→ **Information provided**:
***
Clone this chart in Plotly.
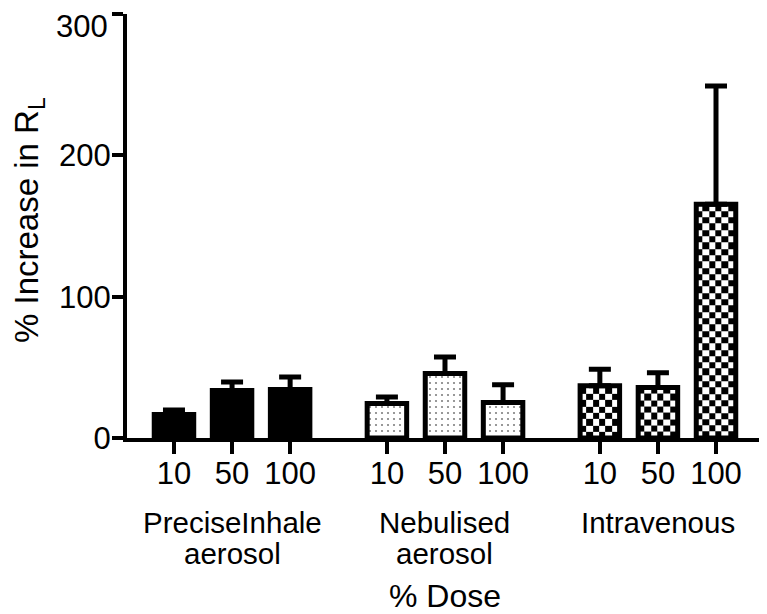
import numpy as np
import plotly.graph_objects as go

# ---- data ----
group_labels = [["PreciseInhale", "aerosol"], ["Nebulised", "aerosol"], ["Intravenous"]]
dose_labels = ["10", "50", "100"]
means_precise = [16.6, 33.6, 34.4]
sem_precise = [3.2, 6.0, 8.8]
means_neb = [24.4, 45.6, 25.1]
sem_neb = [4.6, 11.7, 12.6]
means_iv = [36.9, 35.7, 165.4]
sem_iv = [11.7, 10.5, 83.7]
y_ticks = [0, 100, 200, 300]

FONT = "Liberation Sans, Arial, Helvetica, sans-serif"
GROUP_STEP = 3 + 2 / 3
BAR_W = 0.68
LW = 5
TICK_FS = 31

def xpos(g):
    return [g * GROUP_STEP + d for d in range(len(dose_labels))]

err_style = dict(type="data", symmetric=False, color="black", thickness=5, width=11)

fig = go.Figure()

# checkerboard fill for the intravenous bars (heatmaps sit beneath the bar outlines)
sq_x, sq_y = 0.109, 4.46
for xc, v in zip(xpos(2), means_iv):
    xe = list(np.arange(xc - BAR_W / 2, xc + BAR_W / 2 - 1e-9, sq_x)) + [xc + BAR_W / 2]
    ye = list(np.arange(0, v - 1e-9, sq_y)) + [v]
    z = [[(i + j) % 2 for j in range(len(xe) - 1)] for i in range(len(ye) - 1)]
    fig.add_trace(go.Heatmap(x=xe, y=ye, z=z, zmin=0, zmax=1,
                             colorscale=[[0, "white"], [1, "black"]],
                             showscale=False, hoverinfo="skip"))

# PreciseInhale: solid black
fig.add_trace(go.Bar(x=xpos(0), y=means_precise, width=BAR_W,
                     marker=dict(color="black", line=dict(color="black", width=LW)),
                     error_y=dict(array=sem_precise, arrayminus=[0] * 3, **err_style)))
# Nebulised: dotted
fig.add_trace(go.Bar(x=xpos(1), y=means_neb, width=BAR_W,
                     marker=dict(color="white", line=dict(color="black", width=LW),
                                 pattern=dict(shape=".", fgcolor="black", bgcolor="white",
                                              size=6, solidity=0.1)),
                     error_y=dict(array=sem_neb, arrayminus=[0] * 3, **err_style)))
# Intravenous: outline only (checker beneath)
fig.add_trace(go.Bar(x=xpos(2), y=means_iv, width=BAR_W,
                     marker=dict(color="rgba(0,0,0,0)", line=dict(color="black", width=LW)),
                     error_y=dict(array=sem_iv, arrayminus=[0] * 3, **err_style)))

all_x = xpos(0) + xpos(1) + xpos(2)
y_ticktext = [str(t) for t in y_ticks[:-1]] + [""]

# the page body has an 8px margin, so the figure is drawn 8px smaller and offset
fig.update_layout(
    width=759, height=606,
    margin=dict(l=119, r=2, t=6, b=176, autoexpand=False),
    plot_bgcolor="white", paper_bgcolor="white",
    showlegend=False, barmode="overlay",
    font=dict(family=FONT, color="black"),
    xaxis=dict(range=[-0.809, 10.177], tickvals=all_x, ticktext=dose_labels * 3,
               automargin=False, ticklabeloverflow="allow",
               showline=True, linecolor="black", linewidth=4, showgrid=False, zeroline=False,
               ticks="outside", ticklen=12, tickwidth=4, tickcolor="black",
               ticklabelstandoff=-7,
               tickfont=dict(size=TICK_FS, family=FONT, color="black")),
    yaxis=dict(range=[0, 300], tickvals=y_ticks, ticktext=y_ticktext,
               automargin=False, ticklabeloverflow="allow",
               showline=True, linecolor="black", linewidth=4, showgrid=False, zeroline=False,
               ticks="outside", ticklen=11, tickwidth=4, tickcolor="black",
               ticklabelstandoff=-5,
               tickfont=dict(size=TICK_FS, family=FONT, color="black")),
)

# top y tick label, nudged down only as far as needed to stay inside the figure
fig.add_annotation(x=(109 - 127) / 638, xref="paper", y=y_ticks[-1], yref="y",
                   text=str(y_ticks[-1]), showarrow=False, xanchor="right", yanchor="top",
                   yshift=6, borderpad=0,
                   font=dict(size=TICK_FS, family=FONT, color="black"))

# group labels
for g, lines in enumerate(group_labels):
    xc = g * GROUP_STEP + 1
    for k, line in enumerate(lines):
        fig.add_annotation(x=xc, xref="x", y=(438 - 522 - 31 * k) / 424, yref="paper",
                           text=line, showarrow=False, xanchor="center", yanchor="middle",
                           font=dict(size=29.5, family=FONT, color="black"))

# axis titles
fig.add_annotation(x=(445 - 127) / 638, xref="paper", y=(438 - 596) / 424, yref="paper",
                   text="% Dose", showarrow=False, xanchor="center", yanchor="middle",
                   borderpad=0,
                   font=dict(size=32, family=FONT, color="black"))
fig.add_annotation(x=(29 - 127) / 638, xref="paper", y=(438 - 220) / 424, yref="paper",
                   text="% Increase in R<sub>L</sub>", textangle=-90, showarrow=False,
                   xanchor="center", yanchor="middle", borderpad=0,
                   font=dict(size=33, family=FONT, color="black"))

fig.write_html("out.html")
***
→ **Written exercise**: Write down every line from the opening of the listing to the line with "fig = go.Figure()", both included, and nothing else; the pictures are omitted.

→ **Response to the exercise**:
Clone this chart in Plotly.
import numpy as np
import plotly.graph_objects as go

# ---- data ----
group_labels = [["PreciseInhale", "aerosol"], ["Nebulised", "aerosol"], ["Intravenous"]]
dose_labels = ["10", "50", "100"]
means_precise = [16.6, 33.6, 34.4]
sem_precise = [3.2, 6.0, 8.8]
means_neb = [24.4, 45.6, 25.1]
sem_neb = [4.6, 11.7, 12.6]
means_iv = [36.9, 35.7, 165.4]
sem_iv = [11.7, 10.5, 83.7]
y_ticks = [0, 100, 200, 300]

FONT = "Liberation Sans, Arial, Helvetica, sans-serif"
GROUP_STEP = 3 + 2 / 3
BAR_W = 0.68
LW = 5
TICK_FS = 31

def xpos(g):
    return [g * GROUP_STEP + d for d in range(len(dose_labels))]

err_style = dict(type="data", symmetric=False, color="black", thickness=5, width=11)

fig = go.Figure()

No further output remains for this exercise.